C-TOL: Convex triangulation for optimal node localization with weighted uncertainties

Abstract

There is always a need to reduce localization error in any wireless sensor network (WSN), and our aim is to observe the impact of localization uncertainty on network awareness. When nodes are deployed in a 2D plane and their l2-norm ranged triangulations are found, usually the unweighted localization uncertainty values become absurdly large with large triangulation cases. Moreover, there is no regard for the disparity between the lengths of any two links on the localization uncertainty. The upper bound of uncertainty keeps on rising with formation of asymmetric node triangulations with longer internodal distances and sharper vertices. To address this gap, a convex combination weighted approach (C-TOL, standing for Convex-Triangulation for Optimal node Localization) for solving the localization uncertainty problem is described here. The advantage of the proposed method is shown with the help of rigorous mathematical analysis of weighted uncertainty behaviour. The relationship of sensor node symmetry with triangulation uncertainty is formulated algebraically by considering both symmetric as well as asymmetric triangulations. Cramer Rao bound is derived to justify estimation under triangulation uncertainty. This approach paves the way for the WSN to prioritize different kinds of triangulations.
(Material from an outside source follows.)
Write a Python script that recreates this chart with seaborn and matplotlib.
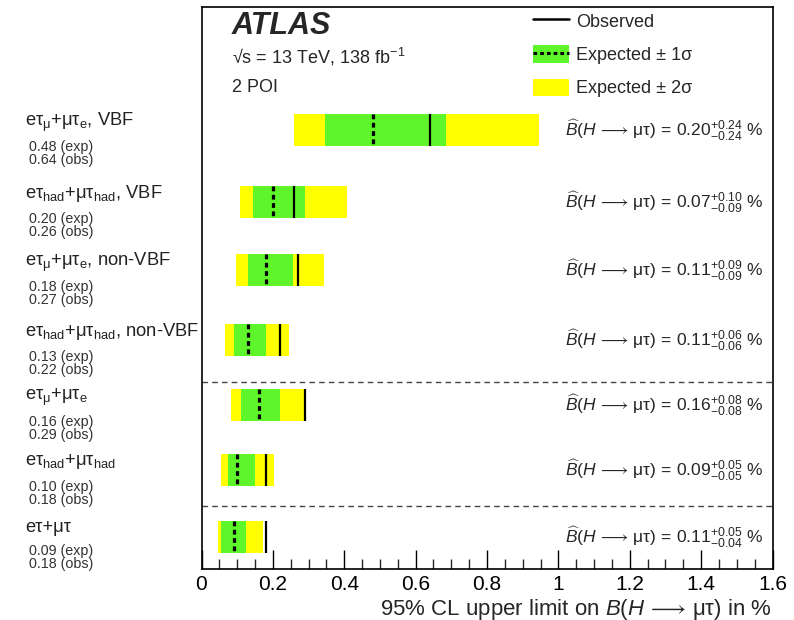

Numerical results reveal that the weighted method prefers triangulations with more symmetry; hence it consistently achieves significantly lower values of mean and standard deviations than the existing unweighted localization technique, especially for densely connected sensor networks. Moreover, the proposed method shows robust localization performance for sparsely deployed networks as well, when compared to recent methods in literature.